Are EHRs up for this task?

It helps to standardize on the same EHR system across all sites but often health systems aren’t fully deployed on the same EHR system for a number of reasons. Costs and timing considerations can delay this migration for all practices, especially the newly acquired. Some specialties such as oncology or ophthalmology have EMRs tuned to handle their specific clinical requirements. Many networks incorporate independent practices, aligned for referrals and orders, or that are members of Clinically Integrated Network. These are practices for which there lacks the IT governance to mandate a switch.

And often such a mandate is needed given the costs of acquiring and deploying the software, re-training staff, and lost opportunity for other investments.
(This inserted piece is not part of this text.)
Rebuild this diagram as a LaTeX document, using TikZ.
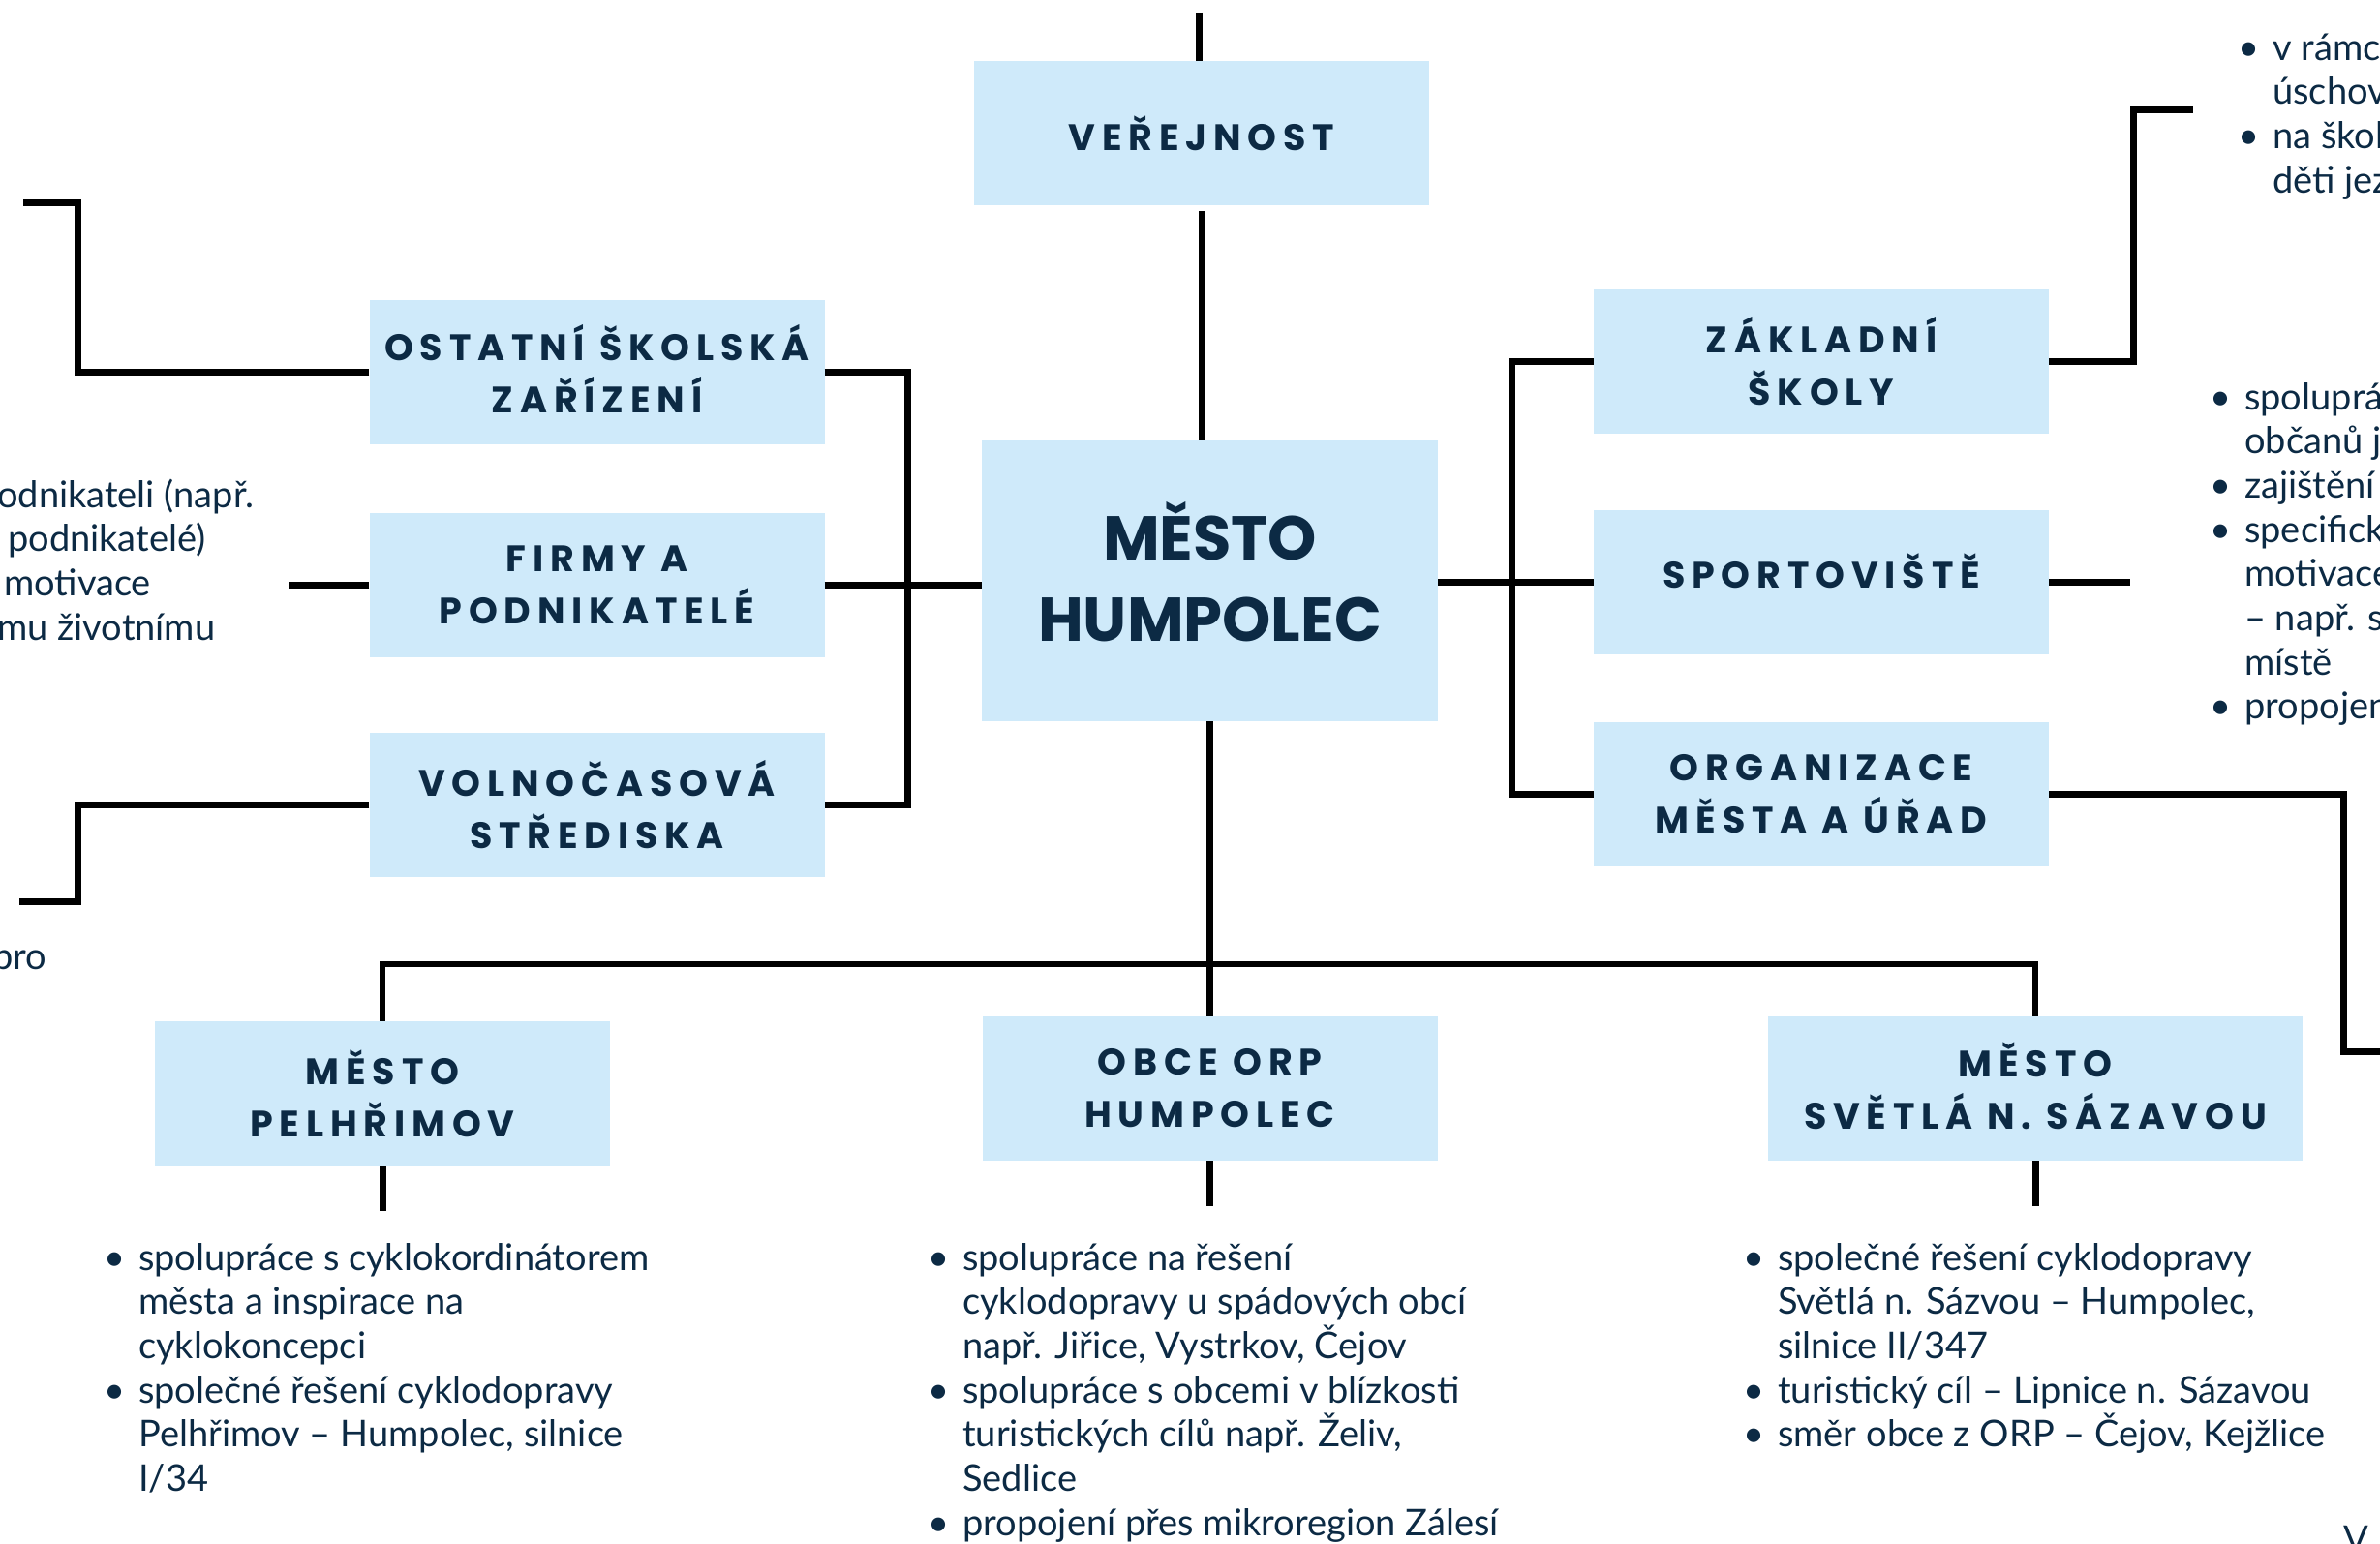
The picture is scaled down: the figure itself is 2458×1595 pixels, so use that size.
\documentclass[tikz,border=0pt]{standalone}
\usepackage{fontspec}
\usepackage{xcolor}
\usepackage{tikz}
\newfontfamily\headfont{Poppins}[LetterSpace=18]
\newfontfamily\hubfont{Poppins}
\newfontfamily\bodyfont{Lato}
\definecolor{navy}{HTML}{0C2A44}
\definecolor{boxblue}{HTML}{CFEAFA}
\newcommand\itm{\makebox[36pt][l]{•}}
\newcommand\cnt{\hspace*{36pt}}

\begin{document}
\begin{tikzpicture}[x=1pt,y=-1pt,
  box/.style={fill=boxblue, minimum width=470pt, minimum height=149pt, inner sep=0pt, align=center, text=navy, font=\headfont\bfseries\fontsize{38}{54}\selectfont},
  hubbox/.style={box, minimum width=471pt, minimum height=290pt, font=\hubfont\bfseries\fontsize{64}{84}\selectfont},
  link/.style={line width=7pt},
  note/.style={anchor=base west, align=left, inner sep=0pt, text=navy, font=\bodyfont\fontsize{38}{45.7}\selectfont}]
\clip (0,0) rectangle (2458,1595);

\node[box] (ver) at (1241,137.5) {VEŘEJNOST};
\node[hubbox] (hub) at (1249.5,600) {MĚSTO\\HUMPOLEC\rule[-20pt]{0pt}{0pt}};
\node[box] (ost) at (616.5,384.5) {OSTATNÍ ŠKOLSKÁ\\ZAŘÍZENÍ\rule[-8pt]{0pt}{0pt}};
\node[box] (fir) at (616.5,604.5) {FIRMY A\\PODNIKATELÉ};
\node[box] (vol) at (616.5,831) {VOLNOČASOVÁ\\STŘEDISKA};
\node[box] (zak) at (1881,373.5) {ZÁKLADNÍ\\ŠKOLY};
\node[box, text height=27pt, text depth=16pt] (spo) at (1881,601.5) {SPORTOVIŠTĚ};
\node[box] (org) at (1881,820.5) {ORGANIZACE\\MĚSTA A ÚŘAD};
\node[box] (pel) at (395,1129.5) {MĚSTO\\PELHŘIMOV};
\node[box] (obc) at (1249.5,1124.5) {OBCE ORP\\HUMPOLEC};
\node[box, minimum width=552pt] (sve) at (2102,1124.5) {MĚSTO\\SVĚTLÁ N. SÁZAVOU\rule[-6pt]{0pt}{0pt}};

\coordinate (verend) at (1238,13);
\coordinate (ostend) at (24,209);
\coordinate (firend) at (298,604.5);
\coordinate (volend) at (20,931);
\coordinate (zakend) at (2265,113);
\coordinate (spoend) at (2200,601.5);
\coordinate (orgend) at (2465,1086);
\coordinate (lbr) at (937,0);
\coordinate (rbr) at (1561,0);
\coordinate (bus) at (0,996);

\draw[link] (verend) -- (verend |- ver.north);
\draw[link] ([yshift=-6pt]ver.south) -- (ver.south |- hub.north);
\draw[link] (hub.south) -- (obc.north);
\draw[line width=6pt] (pel.north) -- (pel.north |- bus) -- (sve.north |- bus) -- (sve.north);
\foreach \n in {pel,obc,sve}
  \draw[link] (\n.south) -- ++(0,47);

\draw[link] (ost.east) -| (lbr |- vol.east) -- (vol.east);
\draw[link] (fir.east) -- (fir.east -| hub.west);
\draw[link] (zak.west) -| (rbr |- org.west) -- (org.west);
\draw[link] (hub.east |- spo.west) -- (spo.west);

\draw[link] (ost.west) -| ([xshift=56pt]ostend) -- (ostend);
\draw[link] (fir.west) -- (firend);
\draw[link] (vol.west) -| ([xshift=60pt]volend) -- (volend);
\draw[link] (zak.east) -| ([xshift=-62pt]zakend) -- (zakend);
\draw[link] (spo.east) -- (spoend);
\draw[link] (org.east) -| ([xshift=-45pt]orgend) -- (orgend);

\node[note] (pelnote) at (107,1540.5) {\itm spolupráce s cyklokordinátorem\\\cnt města a inspirace na\\\cnt cyklokoncepci\\\itm společné řešení cyklodopravy\\\cnt Pelhřimov – Humpolec, silnice\\\cnt I/34};
\node[note] (obcnote) at (958,1586.2) {\itm spolupráce na řešení\\\cnt cyklodopravy u spádových obcí\\\cnt např. Jiřice, Vystrkov, Čejov\\\itm spolupráce s obcemi v blízkosti\\\cnt turistických cílů např. Želiv,\\\cnt Sedlice\\\itm propojení přes mikroregion Zálesí};
\node[note] (svenote) at (1800,1494.8) {\itm společné řešení cyklodopravy\\\cnt Světlá n. Sázvou – Humpolec,\\\cnt silnice II/347\\\itm turistický cíl – Lipnice n. Sázavou\\\itm směr obce z ORP – Čejov, Kejžlice};
\node[note] (zaknote) at (2311,199.1) {\itm v rámc\\\cnt úschov\\\itm na škol\\\cnt děti jez};
\node[note] (sponote) at (2282,742.9) {\itm spoluprá\\\cnt občanů j\\\itm zajištění\\\itm specifick\\\cnt motivace\\\cnt – např. sl\\\cnt místě\\\itm propojen};
\node[note] (firnote) at (-3,661.1) {odnikateli (např.\\\hspace*{11pt}podnikatelé)\\\hspace*{7pt}motivace\\mu životnímu};
\node[note] (volnote) at (-8,1001) {pro};
\node[note] (orgnote) at (2420,1603) {V};
\end{tikzpicture}
\end{document}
Many times practices are happy with their EHR and do not wish to switch.

More importantly, while EHRs were promised to power population health with greater efficiency and cost savings, it’s no secret that this promise has fallen short of its mark. EHRs are digitized provider records initially designed as a paper chart replacement. Not only does the record document care but it is also used to drive the billing process. EHRs are transactional systems by nature, and as healthcare shifts to a quality-oriented, value-based system of care, they can’t keep up. 

What is the alternative? 

A possible alternative is a hub of information, where information from the various EHRs is extracted, scrubbed, normalized, aggregated, and leveraged to provide intelligent insights in care delivery. Such a data platform combines the network of EHR data with other sources, including in particular health plan financial transactions, generates insights and plugs contextualized information into the disparate network workflows that drive patient care.

Incorporating a data platform can help healthcare organizations connect data across systems and settings, enabling a flow of information and actionable insights that result in better patient outcomes and lower costs. Such cross-network data aggregation supplemented with comprehensive content including quality and financial analytics, care protocols, and dashboards can also ensure the development of more relevant and personal healthcare solutions suited to the custom needs of whole-person care.

Upon such a foundation, an ecosystem of interoperable solutions can be delivered to help healthcare organizations of all types improve clinical, financial, and operational outcomes. It can be deployed at a significantly lower total cost than a rip-and-replace strategy of EHR consolidation and with far less disruption and headaches. This deploys IT strategically to create new value versus the blocking-and-tackling of EHR conversion.

Most importantly, it lays the groundwork to truly improve how the system focuses on the ongoing patient health as it transforms and personalizes the experience of receiving care.